> [Task objective]
Print exactly what lies from the line with "Generate a Python" down to the line with "font_family = 'Liberation", counting both of those lines, but not the pictures.

> [Provided material]

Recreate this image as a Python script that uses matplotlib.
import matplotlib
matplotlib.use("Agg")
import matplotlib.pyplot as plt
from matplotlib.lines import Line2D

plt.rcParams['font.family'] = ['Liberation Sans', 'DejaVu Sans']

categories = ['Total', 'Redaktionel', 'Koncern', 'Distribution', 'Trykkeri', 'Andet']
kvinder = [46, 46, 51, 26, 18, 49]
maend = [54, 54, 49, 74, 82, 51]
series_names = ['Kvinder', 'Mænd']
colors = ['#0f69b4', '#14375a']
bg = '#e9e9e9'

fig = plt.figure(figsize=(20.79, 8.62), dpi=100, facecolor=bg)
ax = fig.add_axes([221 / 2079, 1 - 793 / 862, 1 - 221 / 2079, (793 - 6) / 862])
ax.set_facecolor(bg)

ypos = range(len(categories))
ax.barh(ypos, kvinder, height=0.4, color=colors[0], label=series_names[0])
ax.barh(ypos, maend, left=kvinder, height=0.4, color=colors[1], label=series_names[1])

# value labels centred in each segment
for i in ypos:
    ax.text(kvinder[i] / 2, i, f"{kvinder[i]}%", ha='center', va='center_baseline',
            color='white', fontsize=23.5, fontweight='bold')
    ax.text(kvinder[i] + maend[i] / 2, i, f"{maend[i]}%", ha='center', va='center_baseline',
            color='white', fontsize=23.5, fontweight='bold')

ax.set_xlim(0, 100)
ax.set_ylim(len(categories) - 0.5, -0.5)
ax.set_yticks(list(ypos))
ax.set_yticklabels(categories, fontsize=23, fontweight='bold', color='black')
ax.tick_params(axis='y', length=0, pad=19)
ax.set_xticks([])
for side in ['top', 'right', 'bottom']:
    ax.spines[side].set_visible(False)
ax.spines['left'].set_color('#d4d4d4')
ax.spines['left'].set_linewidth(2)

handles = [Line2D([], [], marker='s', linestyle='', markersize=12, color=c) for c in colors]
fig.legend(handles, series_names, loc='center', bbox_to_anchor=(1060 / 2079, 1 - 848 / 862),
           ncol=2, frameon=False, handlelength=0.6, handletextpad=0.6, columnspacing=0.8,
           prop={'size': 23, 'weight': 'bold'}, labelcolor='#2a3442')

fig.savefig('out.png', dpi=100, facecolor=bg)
...
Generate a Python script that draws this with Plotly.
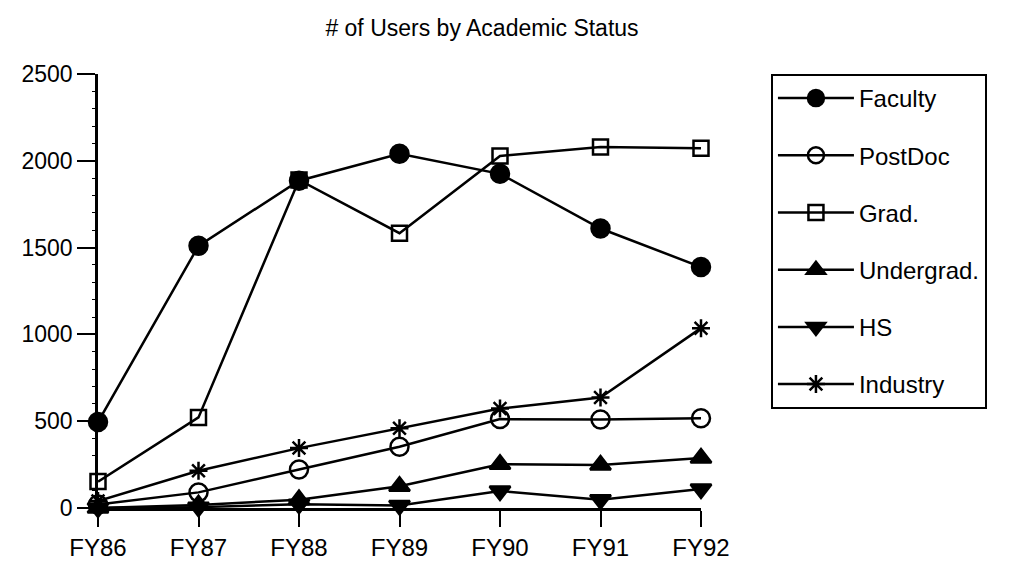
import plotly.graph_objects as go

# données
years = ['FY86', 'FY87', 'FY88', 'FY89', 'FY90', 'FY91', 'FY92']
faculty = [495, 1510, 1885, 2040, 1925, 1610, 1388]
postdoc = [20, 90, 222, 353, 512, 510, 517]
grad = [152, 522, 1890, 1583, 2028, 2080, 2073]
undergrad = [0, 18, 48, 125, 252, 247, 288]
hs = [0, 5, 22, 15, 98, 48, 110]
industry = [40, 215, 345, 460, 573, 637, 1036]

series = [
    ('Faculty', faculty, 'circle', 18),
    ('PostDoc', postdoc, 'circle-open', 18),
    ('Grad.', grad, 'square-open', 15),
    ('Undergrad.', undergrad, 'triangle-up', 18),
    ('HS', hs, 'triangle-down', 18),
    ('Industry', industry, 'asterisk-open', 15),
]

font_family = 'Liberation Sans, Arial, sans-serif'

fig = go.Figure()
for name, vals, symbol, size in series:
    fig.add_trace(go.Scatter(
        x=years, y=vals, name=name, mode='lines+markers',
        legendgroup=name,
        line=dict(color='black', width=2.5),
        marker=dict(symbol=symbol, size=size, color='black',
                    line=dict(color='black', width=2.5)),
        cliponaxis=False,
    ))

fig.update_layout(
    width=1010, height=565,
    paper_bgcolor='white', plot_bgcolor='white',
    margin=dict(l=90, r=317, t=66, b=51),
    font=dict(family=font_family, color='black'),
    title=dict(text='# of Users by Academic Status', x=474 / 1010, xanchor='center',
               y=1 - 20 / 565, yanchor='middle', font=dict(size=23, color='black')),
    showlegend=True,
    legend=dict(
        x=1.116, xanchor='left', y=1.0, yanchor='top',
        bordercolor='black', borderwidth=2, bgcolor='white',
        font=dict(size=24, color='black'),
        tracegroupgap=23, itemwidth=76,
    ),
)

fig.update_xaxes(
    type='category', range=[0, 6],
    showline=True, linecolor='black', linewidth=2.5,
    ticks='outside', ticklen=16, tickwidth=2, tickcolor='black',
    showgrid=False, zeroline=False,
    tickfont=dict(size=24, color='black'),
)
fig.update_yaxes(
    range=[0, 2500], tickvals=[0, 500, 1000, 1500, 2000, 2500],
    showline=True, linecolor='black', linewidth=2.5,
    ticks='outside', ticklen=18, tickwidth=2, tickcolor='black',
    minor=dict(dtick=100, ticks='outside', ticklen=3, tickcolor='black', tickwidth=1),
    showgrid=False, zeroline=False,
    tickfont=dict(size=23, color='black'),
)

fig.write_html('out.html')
* * *
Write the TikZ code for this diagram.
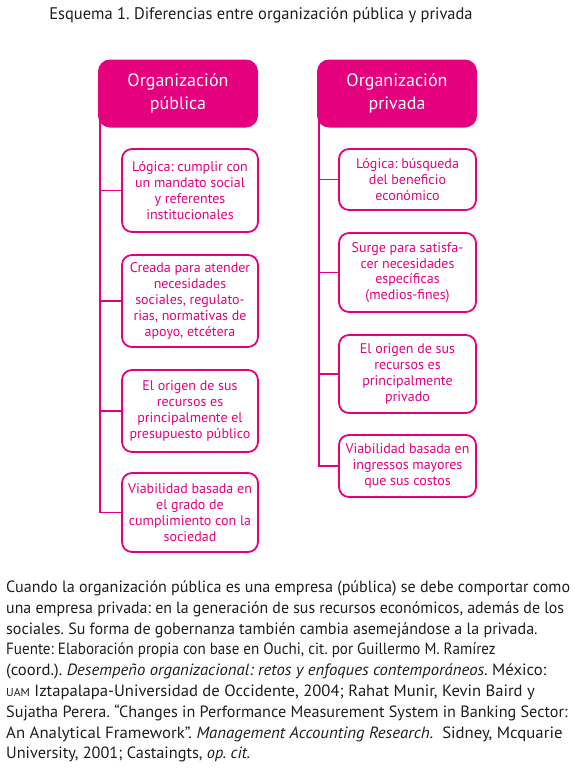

> [Output of the exercise]
Generate a Python script that draws this with Plotly.
import plotly.graph_objects as go

# données
years = ['FY86', 'FY87', 'FY88', 'FY89', 'FY90', 'FY91', 'FY92']
faculty = [495, 1510, 1885, 2040, 1925, 1610, 1388]
postdoc = [20, 90, 222, 353, 512, 510, 517]
grad = [152, 522, 1890, 1583, 2028, 2080, 2073]
undergrad = [0, 18, 48, 125, 252, 247, 288]
hs = [0, 5, 22, 15, 98, 48, 110]
industry = [40, 215, 345, 460, 573, 637, 1036]

series = [
    ('Faculty', faculty, 'circle', 18),
    ('PostDoc', postdoc, 'circle-open', 18),
    ('Grad.', grad, 'square-open', 15),
    ('Undergrad.', undergrad, 'triangle-up', 18),
    ('HS', hs, 'triangle-down', 18),
    ('Industry', industry, 'asterisk-open', 15),
]

font_family = 'Liberation Sans, Arial, sans-serif'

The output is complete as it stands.